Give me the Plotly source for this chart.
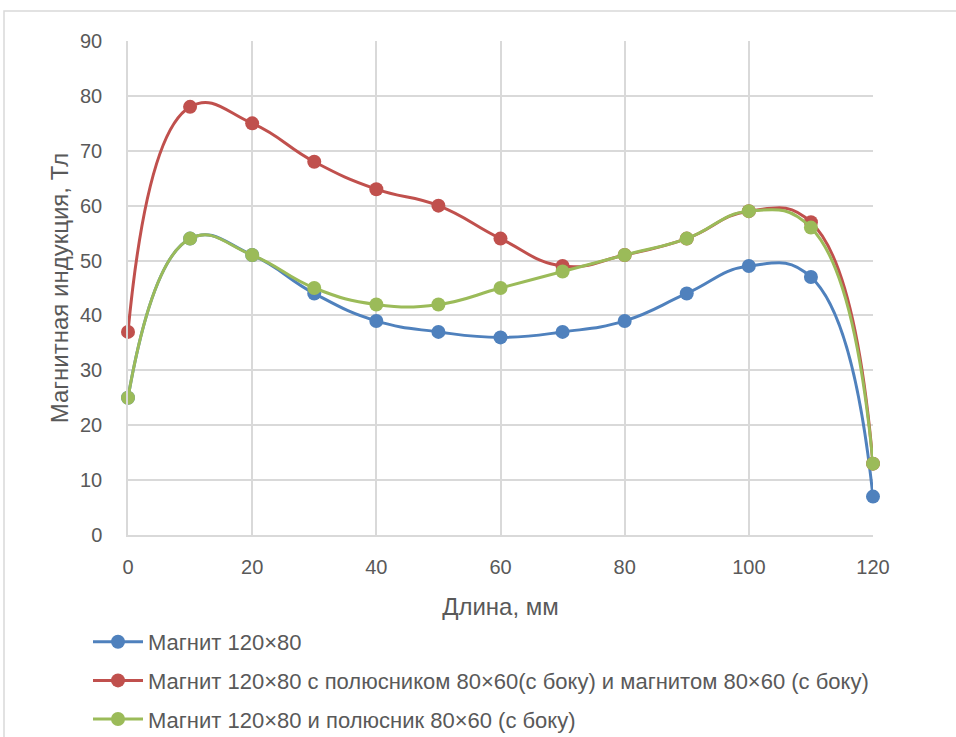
import plotly.graph_objects as go

# Position along the magnet, mm
length_mm = [0, 10, 20, 30, 40, 50, 60, 70, 80, 90, 100, 110, 120]

# Magnetic induction for each configuration
magnet_only = [25, 54, 51, 44, 39, 37, 36, 37, 39, 44, 49, 47, 7]
magnet_pole_magnet = [37, 78, 75, 68, 63, 60, 54, 49, 51, 54, 59, 57, 13]
magnet_pole = [25, 54, 51, 45, 42, 42, 45, 48, 51, 54, 59, 56, 13]

series_names = [
    "Магнит 120×80",
    "Магнит 120×80 с полюсником 80×60(с боку) и магнитом 80×60 (с боку)",
    "Магнит 120×80 и полюсник 80×60 (с боку)",
]
series_colors = ["#4F81BD", "#C0504D", "#9BBB59"]

FONT = "Liberation Sans, Arial, sans-serif"
TEXT_COLOR = "#595959"
GRID = "#D9D9D9"

fig = go.Figure()
for i, (name, values, color) in enumerate(zip(
        series_names, [magnet_only, magnet_pole_magnet, magnet_pole], series_colors)):
    fig.add_trace(go.Scatter(
        x=length_mm, y=values, name=name, legendgroup=f"g{i}",
        mode="lines+markers",
        line=dict(color=color, width=3, shape="spline", smoothing=1.3),
        marker=dict(color=color, size=14),
        cliponaxis=False,
    ))

W, H = 956, 737
L, R, T, B = 128, 83, 41, 202
pw, ph = W - L - R, H - T - B

def px_to_paper_x(px):
    return (px - L) / pw

def px_to_paper_y(py):
    return (H - B - py) / ph

fig.update_layout(
    width=W, height=H,
    margin=dict(l=L, r=R, t=T, b=B, pad=0, autoexpand=False),
    paper_bgcolor="white", plot_bgcolor="white",
    font=dict(family=FONT, size=19, color=TEXT_COLOR),
    showlegend=True,
    legend=dict(
        orientation="v",
        x=px_to_paper_x(88), y=px_to_paper_y(621),
        xanchor="left", yanchor="top",
        font=dict(family=FONT, size=22, color=TEXT_COLOR),
        itemwidth=50,
        tracegroupgap=7,
        bgcolor="rgba(0,0,0,0)",
    ),
    xaxis=dict(
        range=[0, 120], tickvals=list(range(0, 121, 20)),
        automargin=False,
        showgrid=True, gridcolor=GRID, gridwidth=1.5,
        showline=True, linecolor=GRID, linewidth=1.5,
        zeroline=False, ticks="",
        ticklabelstandoff=13,
        tickfont=dict(family=FONT, size=20, color=TEXT_COLOR),
        title=dict(text="Длина, мм", font=dict(family=FONT, size=24, color=TEXT_COLOR),
                   standoff=21),
    ),
    yaxis=dict(
        range=[0, 90], tickvals=list(range(0, 91, 10)),
        automargin=False,
        showgrid=True, gridcolor=GRID, gridwidth=1.5,
        showline=True, linecolor=GRID, linewidth=1.5,
        zeroline=False, ticks="",
        ticklabelstandoff=20,
        tickfont=dict(family=FONT, size=20, color=TEXT_COLOR),
        title=dict(text="Магнитная индукция, Тл",
                   font=dict(family=FONT, size=24, color=TEXT_COLOR),
                   standoff=5),
    ),
    shapes=[dict(
        type="rect", xref="paper", yref="paper",
        x0=px_to_paper_x(4), y0=px_to_paper_y(800),
        x1=px_to_paper_x(1000), y1=px_to_paper_y(11),
        line=dict(color=GRID, width=1.5), fillcolor="rgba(0,0,0,0)",
        layer="below",
    )],
)

fig.write_html("out.html")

_Task details:_
Transcribe the material exactly, keeping every word and none of the pictures.

_Answer to the exercise:_
Give me the Plotly source for this chart.
import plotly.graph_objects as go

# Position along the magnet, mm
length_mm = [0, 10, 20, 30, 40, 50, 60, 70, 80, 90, 100, 110, 120]

# Magnetic induction for each configuration
magnet_only = [25, 54, 51, 44, 39, 37, 36, 37, 39, 44, 49, 47, 7]
magnet_pole_magnet = [37, 78, 75, 68, 63, 60, 54, 49, 51, 54, 59, 57, 13]
magnet_pole = [25, 54, 51, 45, 42, 42, 45, 48, 51, 54, 59, 56, 13]

series_names = [
    "Магнит 120×80",
    "Магнит 120×80 с полюсником 80×60(с боку) и магнитом 80×60 (с боку)",
    "Магнит 120×80 и полюсник 80×60 (с боку)",
]
series_colors = ["#4F81BD", "#C0504D", "#9BBB59"]

FONT = "Liberation Sans, Arial, sans-serif"
TEXT_COLOR = "#595959"
GRID = "#D9D9D9"

fig = go.Figure()
for i, (name, values, color) in enumerate(zip(
        series_names, [magnet_only, magnet_pole_magnet, magnet_pole], series_colors)):
    fig.add_trace(go.Scatter(
        x=length_mm, y=values, name=name, legendgroup=f"g{i}",
        mode="lines+markers",
        line=dict(color=color, width=3, shape="spline", smoothing=1.3),
        marker=dict(color=color, size=14),
        cliponaxis=False,
    ))

W, H = 956, 737
L, R, T, B = 128, 83, 41, 202
pw, ph = W - L - R, H - T - B

def px_to_paper_x(px):
    return (px - L) / pw

def px_to_paper_y(py):
    return (H - B - py) / ph

fig.update_layout(
    width=W, height=H,
    margin=dict(l=L, r=R, t=T, b=B, pad=0, autoexpand=False),
    paper_bgcolor="white", plot_bgcolor="white",
    font=dict(family=FONT, size=19, color=TEXT_COLOR),
    showlegend=True,
    legend=dict(
        orientation="v",
        x=px_to_paper_x(88), y=px_to_paper_y(621),
        xanchor="left", yanchor="top",
        font=dict(family=FONT, size=22, color=TEXT_COLOR),
        itemwidth=50,
        tracegroupgap=7,
        bgcolor="rgba(0,0,0,0)",
    ),
    xaxis=dict(
        range=[0, 120], tickvals=list(range(0, 121, 20)),
        automargin=False,
        showgrid=True, gridcolor=GRID, gridwidth=1.5,
        showline=True, linecolor=GRID, linewidth=1.5,
        zeroline=False, ticks="",
        ticklabelstandoff=13,
        tickfont=dict(family=FONT, size=20, color=TEXT_COLOR),
        title=dict(text="Длина, мм", font=dict(family=FONT, size=24, color=TEXT_COLOR),
                   standoff=21),
    ),
    yaxis=dict(
        range=[0, 90], tickvals=list(range(0, 91, 10)),
        automargin=False,
        showgrid=True, gridcolor=GRID, gridwidth=1.5,
        showline=True, linecolor=GRID, linewidth=1.5,
        zeroline=False, ticks="",
        ticklabelstandoff=20,
        tickfont=dict(family=FONT, size=20, color=TEXT_COLOR),
        title=dict(text="Магнитная индукция, Тл",
                   font=dict(family=FONT, size=24, color=TEXT_COLOR),
                   standoff=5),
    ),
    shapes=[dict(
        type="rect", xref="paper", yref="paper",
        x0=px_to_paper_x(4), y0=px_to_paper_y(800),
        x1=px_to_paper_x(1000), y1=px_to_paper_y(11),
        line=dict(color=GRID, width=1.5), fillcolor="rgba(0,0,0,0)",
        layer="below",
    )],
)

fig.write_html("out.html")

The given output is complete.